On Friday we celebrated a wedding. One of the joyful parts of this was that other than the couple, not a single wedding guest was familiar to us. Neither of their parents were still married to each other, but we listened and worked with them, so that the Groom could be escorted by his mother and his father, she could be escorted by her mother and grandmother. They needed the Church, they wanted a place for a wedding, and we were here for them. In the midst babies started crying and parents got up to leave in the midst of the wedding, and you all know what happened.

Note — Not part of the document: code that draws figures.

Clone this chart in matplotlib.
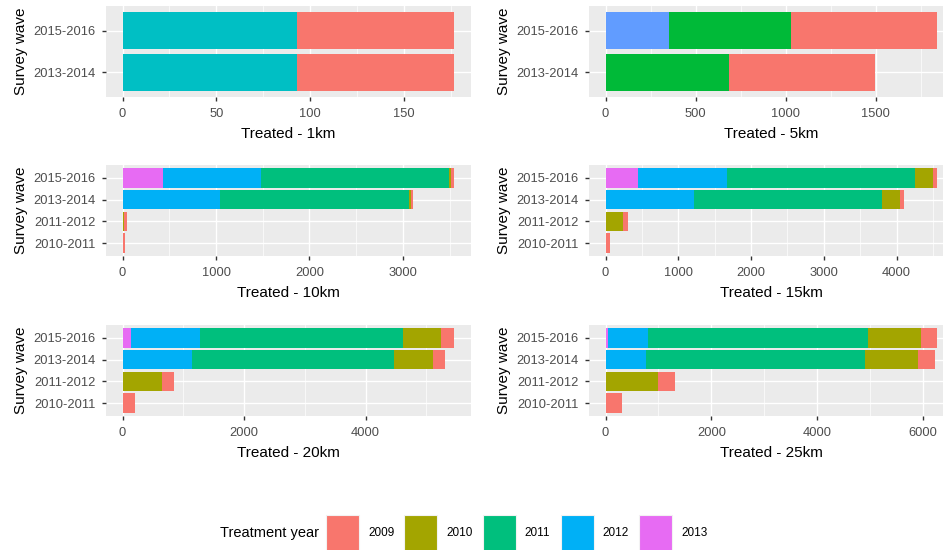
import matplotlib
matplotlib.use("Agg")
import numpy as np
import matplotlib.pyplot as plt
from matplotlib.ticker import MultipleLocator
from matplotlib.patches import Rectangle

plt.rcParams["font.family"] = ["Liberation Sans", "DejaVu Sans"]

W, H = 943, 550

waves_2 = ["2013-2014", "2015-2016"]
waves_4 = ["2010-2011", "2011-2012", "2013-2014", "2015-2016"]
years = [2009, 2010, 2011, 2012, 2013]

# treated counts per treatment year, one value per survey wave
km1 = {2009: [84, 84], 2011: [93, 93]}
km5 = {2009: [810, 812], 2011: [684, 680], 2012: [0, 351]}
km10 = {2009: [30, 30, 32, 36], 2010: [0, 18, 18, 18],
        2011: [0, 0, 2025, 2021], 2012: [0, 0, 1039, 1043], 2013: [0, 0, 0, 434]}
km15 = {2009: [59, 64, 54, 59], 2010: [0, 245, 252, 247],
        2011: [0, 0, 2585, 2593], 2012: [0, 0, 1214, 1218], 2013: [0, 0, 0, 445]}
km20 = {2009: [202, 202, 208, 213], 2010: [0, 646, 645, 635],
        2011: [0, 0, 3322, 3338], 2012: [0, 0, 1138, 1138], 2013: [0, 0, 0, 137]}
km25 = {2009: [318, 314, 308, 315], 2010: [0, 999, 1006, 1005],
        2011: [0, 0, 4150, 4147], 2012: [0, 0, 760, 760], 2013: [0, 0, 0, 50]}

hue5 = {2009: "#F8766D", 2010: "#A3A500", 2011: "#00BF7D", 2012: "#00B0F6", 2013: "#E76BF3"}
hue2 = {2009: "#F8766D", 2011: "#00BFC4"}
hue3 = {2009: "#F8766D", 2011: "#00BA38", 2012: "#619CFF"}

panels = [
    (km1, waves_2, hue2, "Treated - 1km", 50, 106, 6),
    (km5, waves_2, hue3, "Treated - 5km", 500, 589, 6),
    (km10, waves_4, hue5, "Treated - 10km", 1000, 106, 165),
    (km15, waves_4, hue5, "Treated - 15km", 1000, 589, 165),
    (km20, waves_4, hue5, "Treated - 20km", 2000, 106, 325),
    (km25, waves_4, hue5, "Treated - 25km", 2000, 589, 325),
]

fig = plt.figure(figsize=(W / 100, H / 100), dpi=100)

pw, ph = 365, 91
for data, waves, pal, title, step, px, py in panels:
    ax = fig.add_axes([px / W, 1 - (py + ph) / H, pw / W, ph / H])
    ax.set_facecolor("#EBEBEB")
    ax.set_axisbelow(True)
    pos = np.arange(len(waves))
    left = np.zeros(len(waves))
    # later treatment years sit at the left of each stack
    for yr in sorted(data, reverse=True):
        vals = np.array(data[yr], dtype=float)
        ax.barh(pos, vals, left=left, height=0.9, color=pal[yr], edgecolor="none")
        left += vals
    top = left.max()
    ax.set_xlim(-0.05 * top, 1.05 * top)
    ax.set_ylim(-0.6, len(waves) - 0.4)
    ax.set_yticks(pos)
    ax.set_yticklabels(waves)
    ax.xaxis.set_major_locator(MultipleLocator(step))
    ax.xaxis.set_minor_locator(MultipleLocator(step / 2))
    ax.grid(which="major", color="white", linewidth=1.0)
    ax.grid(which="minor", axis="x", color="white", linewidth=0.5)
    for s in ax.spines.values():
        s.set_visible(False)
    ax.tick_params(which="major", length=3.2, width=1.0, color="#333333",
                   labelcolor="#4D4D4D", labelsize=9.3)
    ax.tick_params(axis="x", which="major", pad=4.7)
    ax.tick_params(axis="y", which="major", pad=4.3)
    ax.tick_params(which="minor", length=0)
    ax.set_xlabel(title, fontsize=11, labelpad=5.2)
    ax.set_ylabel("Survey wave", fontsize=11, labelpad=4.1)

# legend along the bottom
ly = 533
fig.text(220 / W, 1 - ly / H, "Treatment year", fontsize=10.5, va="center", ha="left")
for i, yr in enumerate(years):
    kx = 326 + 78.3 * i
    fig.patches.append(Rectangle((kx / W, 1 - 552 / H), 33 / W, 37 / H,
                                 transform=fig.transFigure, facecolor=hue5[yr],
                                 edgecolor="#F2F2F2", linewidth=0.8))
    fig.text((kx + 42) / W, 1 - ly / H, str(yr), fontsize=8.5, va="center", ha="left")

fig.savefig("out.png", dpi=100, facecolor="white")
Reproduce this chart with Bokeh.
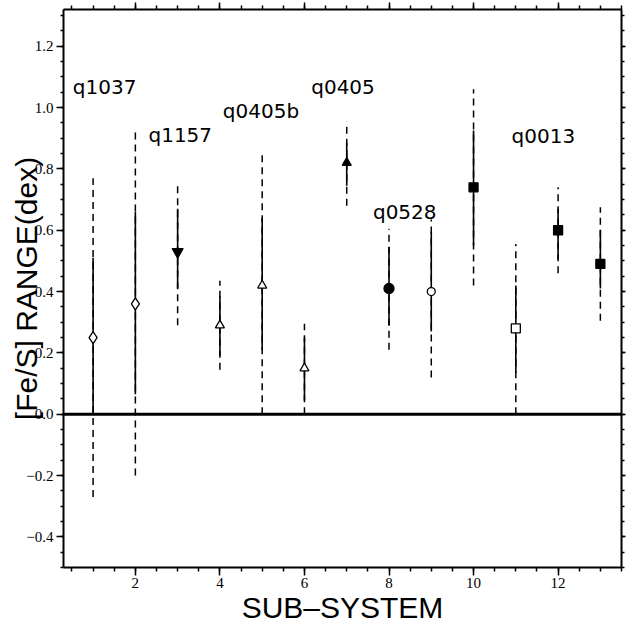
from bokeh.plotting import figure
from bokeh.models import LinearAxis, FixedTicker, Span, ColumnDataSource
from bokeh.core.properties import value
from bokeh.embed import file_html
from bokeh.resources import INLINE

# ---- data ----
subsystem = [1, 2, 3, 4, 5, 6, 7, 8, 9, 10, 11, 12, 13]
fes_value = [0.25, 0.36, 0.53, 0.29, 0.42, 0.15, 0.82, 0.41, 0.40, 0.74, 0.28, 0.60, 0.49]
solid_lo = [0.00, 0.065, 0.41, 0.19, 0.21, 0.045, 0.745, 0.29, 0.27, 0.55, 0.135, 0.505, 0.41]
solid_hi = [0.51, 0.66, 0.67, 0.385, 0.64, 0.25, 0.885, 0.545, 0.595, 0.925, 0.42, 0.67, 0.60]
dash_lo = [-0.27, -0.20, 0.29, 0.145, 0.00, 0.00, 0.68, 0.21, 0.12, 0.42, 0.00, 0.46, 0.305]
dash_hi = [0.77, 0.925, 0.75, 0.435, 0.845, 0.295, 0.955, 0.605, 0.635, 1.06, 0.555, 0.74, 0.675]
marker_kind = ["diamond", "diamond", "inverted_triangle", "triangle", "triangle", "triangle",
               "triangle", "circle", "circle", "square", "square", "square", "square"]
marker_filled = [False, False, True, False, False, False, True, True, False, True, False, True, True]
marker_size = [12, 12, 11, 9, 9, 9, 9, 10, 8, 9, 9, 9, 9]

qso_names = ["q1037", "q1157", "q0405b", "q0405", "q0528", "q0013"]
qso_x = [0.52, 2.31, 4.07, 6.16, 7.62, 10.9]
qso_y = [1.068, 0.912, 0.99, 1.066, 0.658, 0.907]

x_major = [2, 4, 6, 8, 10, 12]
y_major = [-0.4, -0.2, 0.0, 0.2, 0.4, 0.6, 0.8, 1.0, 1.2]
y_labels = ["\u22120.4", "\u22120.2", "0.0", "0.2", "0.4", "0.6", "0.8", "1.0", "1.2"]

x_minor = [0.5 * i for i in range(1, 28)]
y_minor = [round(-0.5 + 0.05 * i, 2) for i in range(0, 37)]

# ---- figure ----
p = figure(width=626, height=626, x_range=(0.3, 13.5), y_range=(-0.5, 1.32),
           output_backend="svg", toolbar_location=None,
           min_border_left=63, min_border_right=5, min_border_top=9, min_border_bottom=58)
p.outline_line_color = None
p.xgrid.visible = False
p.ygrid.visible = False
p.background_fill_color = "white"
p.border_fill_color = "white"

tick_font = "Liberation Serif"

def common(ax):
    ax.axis_line_color = "black"
    ax.axis_line_width = 2
    ax.major_tick_line_color = "black"
    ax.minor_tick_line_color = "black"
    ax.major_tick_line_width = 1.5
    ax.minor_tick_line_width = 1.5
    ax.major_tick_in = 0
    ax.minor_tick_in = 0
    ax.major_label_text_font = tick_font
    ax.major_label_text_color = "black"

def style_x(ax, labels=True):
    common(ax)
    ax.ticker = FixedTicker(ticks=x_major, minor_ticks=x_minor)
    if labels:
        ax.major_tick_out = 8
        ax.minor_tick_out = 4
        ax.major_label_text_font_size = "15px"
        ax.major_label_standoff = 2
    else:
        ax.major_tick_out = 7
        ax.minor_tick_out = 4
        ax.major_label_text_font_size = "1px"
        ax.major_label_standoff = 0
        ax.major_label_overrides = {v: "" for v in x_major}

def style_y(ax, labels=True):
    common(ax)
    ax.ticker = FixedTicker(ticks=y_major, minor_ticks=y_minor)
    if labels:
        ax.major_tick_out = 7
        ax.minor_tick_out = 3
        ax.major_label_text_font_size = "15px"
        ax.major_label_standoff = 3
        ax.major_label_overrides = {v: s for v, s in zip(y_major, y_labels)}
    else:
        ax.major_tick_out = 4
        ax.minor_tick_out = 3
        ax.major_label_text_font_size = "1px"
        ax.major_label_standoff = 0
        ax.major_label_overrides = {v: "" for v in y_major}

style_x(p.xaxis[0])
style_y(p.yaxis[0])

p.xaxis[0].axis_label = "SUB\u2013SYSTEM"
p.xaxis[0].axis_label_text_font = "Liberation Sans"
p.xaxis[0].axis_label_text_font_size = "30px"
p.xaxis[0].axis_label_text_font_style = "normal"
p.xaxis[0].axis_label_text_color = "black"
p.xaxis[0].axis_label_standoff = 0

p.yaxis[0].axis_label = "[Fe/S] RANGE(dex)"
p.yaxis[0].axis_label_text_font = "Liberation Sans"
p.yaxis[0].axis_label_text_font_size = "30px"
p.yaxis[0].axis_label_text_font_style = "normal"
p.yaxis[0].axis_label_text_color = "black"
p.yaxis[0].axis_label_standoff = -20

top_ax = LinearAxis()
style_x(top_ax, labels=False)
p.add_layout(top_ax, "above")
right_ax = LinearAxis()
style_y(right_ax, labels=False)
p.add_layout(right_ax, "right")

# zero line
p.add_layout(Span(location=0, dimension="width", line_color="black", line_width=3))

# error bars: dashed full range, solid inner range
src = ColumnDataSource(dict(x=subsystem, v=fes_value, slo=solid_lo, shi=solid_hi,
                            dlo=dash_lo, dhi=dash_hi, marker=marker_kind,
                            fill=["black" if f else "white" for f in marker_filled],
                            size=marker_size))
p.segment(x0="x", y0="dlo", x1="x", y1="dhi", source=src, line_color="black",
          line_width=1.5, line_dash="7 5")
p.segment(x0="x", y0="slo", x1="x", y1="shi", source=src, line_color="black",
          line_width=1.6)
p.scatter(x="x", y="v", marker="marker", size="size", fill_color="fill",
          line_color="black", line_width=1.3, source=src)

# QSO labels
p.text(x=qso_x, y=qso_y, text=qso_names, text_font=value("DejaVu Sans"),
       text_font_size="20px", text_color="black", text_align="left",
       text_baseline="alphabetic")

open("out.html", "w").write(file_html(p, INLINE))
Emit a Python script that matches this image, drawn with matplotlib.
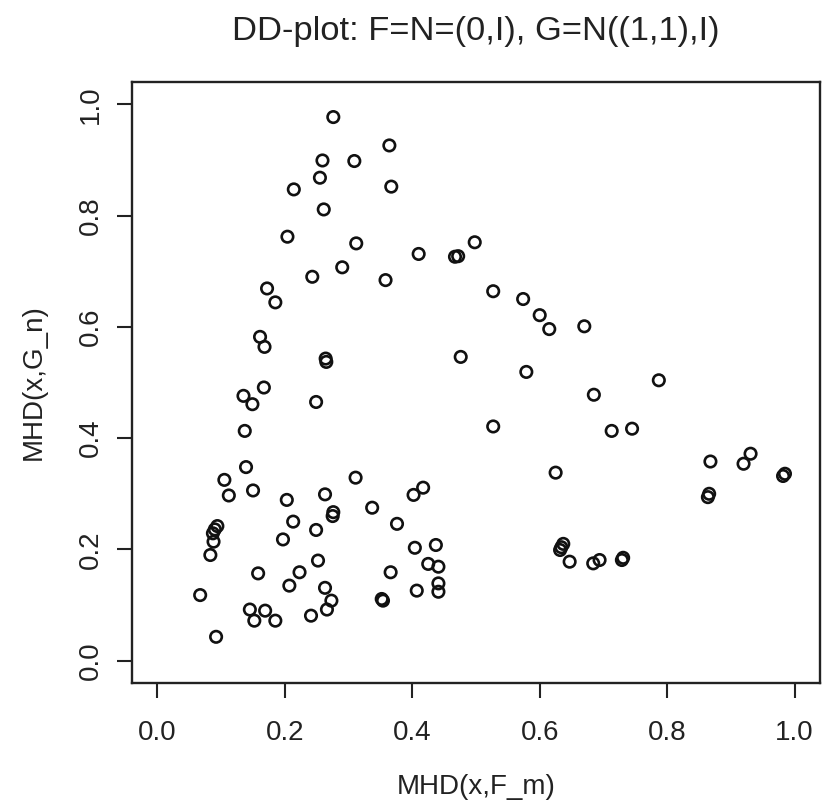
import matplotlib
matplotlib.use("Agg")
import matplotlib.pyplot as plt

plt.rcParams['font.family'] = ['Liberation Sans', 'DejaVu Sans']

mhd_f = [0.276, 0.364, 0.259, 0.309, 0.255, 0.214, 0.367, 0.261, 0.204, 0.312,
         0.410, 0.467, 0.472, 0.498, 0.243, 0.290, 0.358, 0.172, 0.185, 0.161,
         0.168, 0.264, 0.265, 0.476,
         0.527, 0.574, 0.600, 0.615, 0.670, 0.579, 0.787,
         0.167, 0.135, 0.149, 0.249, 0.137, 0.139, 0.105, 0.112, 0.150, 0.311,
         0.203, 0.263, 0.417, 0.402, 0.337, 0.275, 0.276, 0.213, 0.249, 0.376,
         0.094, 0.090, 0.087, 0.088, 0.083, 0.197, 0.404, 0.437, 0.425, 0.441,
         0.252, 0.158, 0.223, 0.207, 0.366, 0.263, 0.273, 0.441, 0.441, 0.407,
         0.067, 0.352, 0.354, 0.145, 0.169, 0.152, 0.185, 0.266, 0.241, 0.092,
         0.685, 0.527, 0.713, 0.745, 0.625, 0.868, 0.931, 0.920, 0.982, 0.985,
         0.864, 0.866, 0.637, 0.632, 0.634, 0.647, 0.694, 0.684, 0.729, 0.731]

mhd_g = [0.977, 0.926, 0.899, 0.898, 0.868, 0.847, 0.852, 0.811, 0.762, 0.750,
         0.731, 0.726, 0.727, 0.752, 0.690, 0.707, 0.684, 0.669, 0.644, 0.582,
         0.564, 0.543, 0.537, 0.546,
         0.664, 0.650, 0.621, 0.596, 0.601, 0.519, 0.504,
         0.491, 0.476, 0.461, 0.465, 0.413, 0.348, 0.325, 0.297, 0.306, 0.329,
         0.289, 0.299, 0.311, 0.298, 0.275, 0.260, 0.267, 0.250, 0.235, 0.246,
         0.242, 0.236, 0.229, 0.214, 0.190, 0.218, 0.203, 0.208, 0.174, 0.169,
         0.180, 0.157, 0.159, 0.135, 0.159, 0.131, 0.108, 0.139, 0.124, 0.126,
         0.118, 0.111, 0.108, 0.092, 0.090, 0.072, 0.072, 0.092, 0.081, 0.043,
         0.478, 0.421, 0.413, 0.417, 0.338, 0.358, 0.372, 0.354, 0.332, 0.336,
         0.294, 0.300, 0.210, 0.199, 0.204, 0.178, 0.181, 0.175, 0.181, 0.185]

ticks = [0.0, 0.2, 0.4, 0.6, 0.8, 1.0]
tick_labels = ["0.0", "0.2", "0.4", "0.6", "0.8", "1.0"]

fig = plt.figure(figsize=(8.33, 8.10), dpi=100)
ax = fig.add_axes([132/833, 1 - 683/810, (820 - 132)/833, (683 - 82)/810])

ax.scatter(mhd_f, mhd_g, s=68, facecolors='none', edgecolors='#111111', linewidths=1.9)

ax.set_xlim(-0.04, 1.04)
ax.set_ylim(-0.04, 1.04)
ax.set_xticks(ticks)
ax.set_xticklabels(tick_labels)
ax.set_yticks(ticks)
ax.set_yticklabels(tick_labels, rotation=90, va='center')

for sp in ax.spines.values():
    sp.set_linewidth(1.7)
    sp.set_color('#222222')

ax.tick_params(axis='both', direction='out', length=10.5, width=1.5,
               labelsize=20, colors='#222222')
ax.tick_params(axis='x', pad=16)
ax.tick_params(axis='y', pad=10)

ax.set_xlabel("MHD(x,F_m)", fontsize=20, labelpad=20, color='#222222')
ax.set_ylabel("MHD(x,G_n)", fontsize=20, labelpad=22, color='#222222')
ax.set_title("DD-plot: F=N=(0,I), G=N((1,1),I)", fontsize=24.8, pad=30, color='#222222')

fig.savefig("out.png", dpi=100)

Saturday, we gathered at the home of the one who had died. And there were tears for our losses, but there were also laughter and remembrances, and interpretations of a lifetime that gave others hope. The husband who remembered their wedding in this same yard, and the adoption of their children. The nephew who remembered 79 bonfires. The friend who recalled going to treatment together, then allowing her to sit in the midst of a Lilac bush.

It would have seemed possible for the Disciples to have stayed a Memorial Society, who gathered to grieve the death and Empty Tomb, but their faith was raised up, they were called to something higher. They interpreted the events of their life, his teachings, their calling to give others faith.
SO when is the last time, you shared with someone from your faith?

This is also Memorial Day Weekend, a time when we have perhaps forgotten why we remember. We confuse this holiday at the beginning of summer, like a bookend with Labor Day as being a National Day off. A day to wait to picnic. We know that Memorial Day has something to do with death, so many of us make trips to the Cemetery. We know Memorial Day has something to do with Veterans, but we also have a Veterans' Day in November. I think the remembrance of this day was best summed up by President Lincoln in the Address at Gettysburg, we all remember the quote “Four Score and Seven Years ago”. The great irony is that what that speech described was “We have not come here to Dedicate, to consecrate, we cannot hallow the ground, because the brave men and women who struggled here consecrated the ground far above our poor power to add or detract. The world will little note, nor long remember, what we say here, but can never forget what they did here. It is for us, the living, to be dedicated here to their unfinished work, that they shall not have died in vain – that this nation under God shall have a new birth of freedom.